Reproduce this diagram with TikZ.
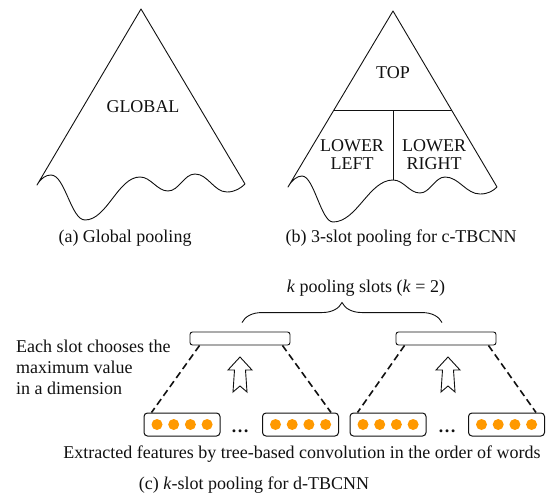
\documentclass[tikz,border=0pt]{standalone}
\usepackage{fontspec}
\setmainfont{Liberation Serif}
\usetikzlibrary{calc,decorations.pathreplacing}
\definecolor{plink}{HTML}{111111}
\definecolor{plorange}{HTML}{FF9900}
\tikzset{
  pl text/.style={font=\fontsize{18}{21}\selectfont, text=plink, inner sep=0pt},
  pl outline/.style={draw=plink, line width=0.9pt, line join=round},
  pl slot/.style={draw=plink, line width=0.9pt, rounded corners=2.5pt,
    minimum width=100pt, minimum height=13pt, inner sep=0pt},
  pl feat/.style={draw=plink, line width=1pt, rounded corners=3.5pt,
    minimum width=76pt, minimum height=23pt, inner sep=0pt},
  pl link/.style={draw=plink, line width=1.6pt, dash pattern=on 7pt off 4pt},
  pl up/.style={draw=plink, line width=0.9pt, fill=white, line join=miter},
  pl brace/.style={decorate, decoration={brace, amplitude=20pt},
    draw=plink, line width=0.9pt},
  pl label/.style={anchor=base, align=center}
}

\begin{document}
\begin{tikzpicture}[pl text, x=1pt, y=-1pt]
  \useasboundingbox (0,0) rectangle (553,494);
  % (a) global pooling
  \coordinate (ga) at (141,9);
  \coordinate (gl) at (37,185);
  \coordinate (gr) at (245,184);
  \draw[pl outline] (gr) -- (ga) -- (gl)
    .. controls (41,178) and (46,175) .. (51,175)
    .. controls (65,175) and (71,220) .. (85,220)
    .. controls (107,220) and (118,177) .. (140,177)
    .. controls (151,177) and (157,191) .. (168,191)
    .. controls (179,191) and (184,174) .. (195,174)
    .. controls (208,174) and (214,192) .. (227,192)
    .. controls (235,192) and (241,188) .. (gr);
  \node[pl label] (global) at (143,113) {GLOBAL};
  \node[pl label] (capa) at (125,242) {(a) Global pooling};
  % (b) 3-slot pooling
  \coordinate (ta) at (393,11);
  \coordinate (tl) at (288,187);
  \coordinate (tr) at (497,187);
  \coordinate (tm) at (393,180);
  \draw[pl outline] (tr) -- (ta) -- (tl)
    .. controls (292,180) and (297,176) .. (302,176)
    .. controls (314,176) and (321,222) .. (333,222)
    .. controls (357,222) and (369,180) .. (tm)
    .. controls (404,180) and (409,193) .. (420,193)
    .. controls (430,193) and (435,177) .. (445,177)
    .. controls (459,177) and (466,194) .. (480,194)
    .. controls (488,194) and (493,191) .. (tr);
  \coordinate (sl) at ($(ta)!0.5625!(tl)$);
  \coordinate (sr) at ($(ta)!0.5625!(tr)$);
  \draw[pl outline] (sl) -- (sr);
  \draw[pl outline] (tm) -- (tm |- sl);
  \node[pl label] (top) at (393,79) {TOP};
  \node[pl label, font=\fontsize{18}{18}\selectfont] (lleft) at (352,170) {LOWER\\LEFT};
  \node[pl label, font=\fontsize{18}{18}\selectfont] (lright) at (434,170) {LOWER\\RIGHT};
  \node[pl label] (capb) at (401,242) {(b) 3-slot pooling for c-TBCNN};
  % (c) k-slot pooling
  \node[pl slot] (slotL) at (240,338.5) {};
  \node[pl slot] (slotR) at (446,338.5) {};
  \node[pl feat] (feat1) at (182,424.5) {};
  \node[pl feat] (feat2) at (300.5,424.5) {};
  \node[pl feat] (feat3) at (388,424.5) {};
  \node[pl feat] (feat4) at (506.5,424.5) {};
  \foreach \f in {feat1,feat2,feat3,feat4}
    \foreach \i in {0,...,3}
      \fill[plorange] ($(\f.center)+(-25+16.7*\i,0)$) circle (5.5);
  \node[pl label, font=\fontsize{18}{21}\bfseries] (dots1) at (240,432) {…};
  \node[pl label, font=\fontsize{18}{21}\bfseries] (dots2) at (447,432) {…};
  \draw[pl link] ($(slotL.south west)+(10,0)$) -- ($(feat1.north west)+(8,0)$);
  \draw[pl link] ($(slotL.south east)+(-8,0)$) -- ($(feat2.north east)+(-8,0)$);
  \draw[pl link] ($(slotR.south west)+(9,0)$) -- ($(feat3.north west)+(8,0)$);
  \draw[pl link] ($(slotR.south east)+(-8,0)$) -- ($(feat4.north east)+(-9,0)$);
  \foreach \ax in {240,448}
    \draw[pl up, shift={(\ax,357)}] (0,0) -- (12,13) -- (5.5,13) -- (7,35)
      -- (0,29) -- (-7,35) -- (-5.5,13) -- (-12,13) -- cycle;
  \draw[pl brace] ($(slotL.north)+(2,-9)$) -- ($(slotR.north)+(-4,-9)$);
  \node[pl label] (slots) at (366,292) {\textit{k} pooling slots (\textit{k} = 2)};
  \node[anchor=base west, align=left] (note) at (16,394)
    {Each slot chooses the\\maximum value\\in a dimension};
  \node[pl label] (feats) at (302,458)
    {Extracted features by tree-based convolution in the order of words};
  \node[pl label] (capc) at (254,489) {(c) \textit{k}-slot pooling for d-TBCNN};
\end{tikzpicture}
\end{document}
○ ○ ○ ○
> [Required task] Copy the listing in full and without alteration, omitting every picture.

> [Answer to the problem]
Reproduce this diagram with TikZ.
\documentclass[tikz,border=0pt]{standalone}
\usepackage{fontspec}
\setmainfont{Liberation Serif}
\usetikzlibrary{calc,decorations.pathreplacing}
\definecolor{plink}{HTML}{111111}
\definecolor{plorange}{HTML}{FF9900}
\tikzset{
  pl text/.style={font=\fontsize{18}{21}\selectfont, text=plink, inner sep=0pt},
  pl outline/.style={draw=plink, line width=0.9pt, line join=round},
  pl slot/.style={draw=plink, line width=0.9pt, rounded corners=2.5pt,
    minimum width=100pt, minimum height=13pt, inner sep=0pt},
  pl feat/.style={draw=plink, line width=1pt, rounded corners=3.5pt,
    minimum width=76pt, minimum height=23pt, inner sep=0pt},
  pl link/.style={draw=plink, line width=1.6pt, dash pattern=on 7pt off 4pt},
  pl up/.style={draw=plink, line width=0.9pt, fill=white, line join=miter},
  pl brace/.style={decorate, decoration={brace, amplitude=20pt},
    draw=plink, line width=0.9pt},
  pl label/.style={anchor=base, align=center}
}

\begin{document}
\begin{tikzpicture}[pl text, x=1pt, y=-1pt]
  \useasboundingbox (0,0) rectangle (553,494);
  % (a) global pooling
  \coordinate (ga) at (141,9);
  \coordinate (gl) at (37,185);
  \coordinate (gr) at (245,184);
  \draw[pl outline] (gr) -- (ga) -- (gl)
    .. controls (41,178) and (46,175) .. (51,175)
    .. controls (65,175) and (71,220) .. (85,220)
    .. controls (107,220) and (118,177) .. (140,177)
    .. controls (151,177) and (157,191) .. (168,191)
    .. controls (179,191) and (184,174) .. (195,174)
    .. controls (208,174) and (214,192) .. (227,192)
    .. controls (235,192) and (241,188) .. (gr);
  \node[pl label] (global) at (143,113) {GLOBAL};
  \node[pl label] (capa) at (125,242) {(a) Global pooling};
  % (b) 3-slot pooling
  \coordinate (ta) at (393,11);
  \coordinate (tl) at (288,187);
  \coordinate (tr) at (497,187);
  \coordinate (tm) at (393,180);
  \draw[pl outline] (tr) -- (ta) -- (tl)
    .. controls (292,180) and (297,176) .. (302,176)
    .. controls (314,176) and (321,222) .. (333,222)
    .. controls (357,222) and (369,180) .. (tm)
    .. controls (404,180) and (409,193) .. (420,193)
    .. controls (430,193) and (435,177) .. (445,177)
    .. controls (459,177) and (466,194) .. (480,194)
    .. controls (488,194) and (493,191) .. (tr);
  \coordinate (sl) at ($(ta)!0.5625!(tl)$);
  \coordinate (sr) at ($(ta)!0.5625!(tr)$);
  \draw[pl outline] (sl) -- (sr);
  \draw[pl outline] (tm) -- (tm |- sl);
  \node[pl label] (top) at (393,79) {TOP};
  \node[pl label, font=\fontsize{18}{18}\selectfont] (lleft) at (352,170) {LOWER\\LEFT};
  \node[pl label, font=\fontsize{18}{18}\selectfont] (lright) at (434,170) {LOWER\\RIGHT};
  \node[pl label] (capb) at (401,242) {(b) 3-slot pooling for c-TBCNN};
  % (c) k-slot pooling
  \node[pl slot] (slotL) at (240,338.5) {};
  \node[pl slot] (slotR) at (446,338.5) {};
  \node[pl feat] (feat1) at (182,424.5) {};
  \node[pl feat] (feat2) at (300.5,424.5) {};
  \node[pl feat] (feat3) at (388,424.5) {};
  \node[pl feat] (feat4) at (506.5,424.5) {};
  \foreach \f in {feat1,feat2,feat3,feat4}
    \foreach \i in {0,...,3}
      \fill[plorange] ($(\f.center)+(-25+16.7*\i,0)$) circle (5.5);
  \node[pl label, font=\fontsize{18}{21}\bfseries] (dots1) at (240,432) {…};
  \node[pl label, font=\fontsize{18}{21}\bfseries] (dots2) at (447,432) {…};
  \draw[pl link] ($(slotL.south west)+(10,0)$) -- ($(feat1.north west)+(8,0)$);
  \draw[pl link] ($(slotL.south east)+(-8,0)$) -- ($(feat2.north east)+(-8,0)$);
  \draw[pl link] ($(slotR.south west)+(9,0)$) -- ($(feat3.north west)+(8,0)$);
  \draw[pl link] ($(slotR.south east)+(-8,0)$) -- ($(feat4.north east)+(-9,0)$);
  \foreach \ax in {240,448}
    \draw[pl up, shift={(\ax,357)}] (0,0) -- (12,13) -- (5.5,13) -- (7,35)
      -- (0,29) -- (-7,35) -- (-5.5,13) -- (-12,13) -- cycle;
  \draw[pl brace] ($(slotL.north)+(2,-9)$) -- ($(slotR.north)+(-4,-9)$);
  \node[pl label] (slots) at (366,292) {\textit{k} pooling slots (\textit{k} = 2)};
  \node[anchor=base west, align=left] (note) at (16,394)
    {Each slot chooses the\\maximum value\\in a dimension};
  \node[pl label] (feats) at (302,458)
    {Extracted features by tree-based convolution in the order of words};
  \node[pl label] (capc) at (254,489) {(c) \textit{k}-slot pooling for d-TBCNN};
\end{tikzpicture}
\end{document}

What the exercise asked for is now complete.